Selalu Ditolak
Lalu apa pembelaan Pak Min? "Rumah itu mau dijadikan milik dia. Ya, tidak boleh, dong! Lha wong saya beli dan membangunnya dengan istri pertama. Dia tinggal di sana, kan, karena jadi istri saya. Setelah tidak jadi istri, ya, seharusnya kembali ke asalnya semula," ujar juragan sate ini yang memakai nama Pak Min sebagai merek dagangnya.
Tuduhan bahwa ia menjual rumah tanpa sepengetahuan Yati pun ditampik keras. Rencana penjualan rumah, katanya, sudah ada sejak lama dan diketahui Sutarseh (48), istri pertamanya. "Rumah itu saya beli sebelum menikah dengan Yati, sekitar tahun 1994. Saya menikahi dia tahun 1995," tukas Parimin seraya menunjukkan surat sertifikat rumah atas nama dirinya. "Jadi, rumah itu bukan hak dia! Saya dan istri pertama menjual mobil, sawah di kampung, dan perhiasan untuk membelinya."

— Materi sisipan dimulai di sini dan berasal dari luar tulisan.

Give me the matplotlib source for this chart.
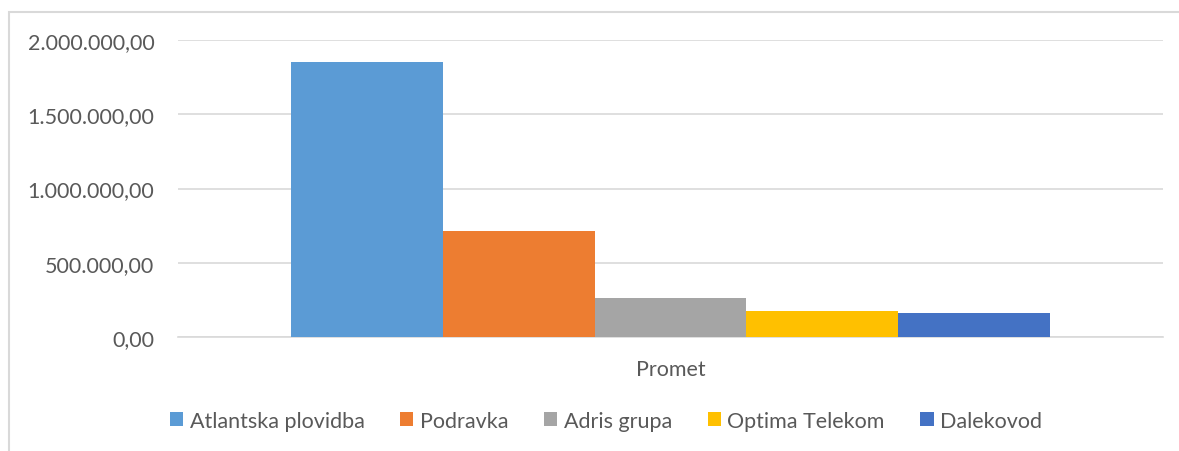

Untuk Yati, lanjutnya, ia sudah memberi solusi tapi selalu ditampik. "Saya tawari tinggal di Karang Satria, di tanah milik saya yang luas dan di pinggir jalan, ditolak dengan alasan tidak enak. Saya tawari untuk beli rumah baru di lingkungan Tambun, dia juga tidak mau," ujar Pak Min yang yakin Yati tak bakal menang di pengadilan. Selain tak cukup bukti bagi Yati untuk menuntut rumah yang bukan haknya, "Pernikahan kami juga tidak tercatat di KUA mana pun karena waktu menikah saya masih berumah tangga. Saya menikahi dia secara siri di Duren Sawit," lanjut Parimin seraya menunjukkan salinan surat nikah yang didapatnya dari Pengadilan Agama Cikarang. "Surat ini pun buatan Yati sendiri. Lihat, status kami di sini gadis dan perjaka, padahal saat itu dia sudah janda dan saya sudah menikah."
Soal pengusiran, kata Pak Min, "Tuduhan itu hak setiap orang tapi yang sebenarnya yang saya utarakan. Kan, sudah dijual, otomatis sudah milik orang lain." Yang membuatnya kecewa, Yati membawa-bawa anak mereka dalam perseteruan memperebutkan rumah. Padahal, "Saya sudah berinisiatif tetap menafkahi anak-anak. Masalahnya dia menanggapi dengan tuntutan tak masuk akal. Mereka minta biaya sampai menikah pun, saya sanggupi. Eh, Yati malah minta biaya tanpa mau menyebut berapa besar. Sudah begitu, masih minta rumah itu. Saya bilang ke anak-anak, kalau minta rumah untuk tinggal dengan mamanya, saya tolak karena mama mereka bukan lagi istri saya."
Meski komunikasi dengan kedua anaknya sudah tak lancar lagi, menurut Parimin, ia tak pernah menghindar atau sulit dihubungi. "Mereka sudah dewasa dan tahu saya di mana. Kalau mau ketemu juga tahu bagaimana caranya. Tapi kalau bertemu hanya mau mencaci maki saya, lebih baik tak usah," katanya dengan nada keras.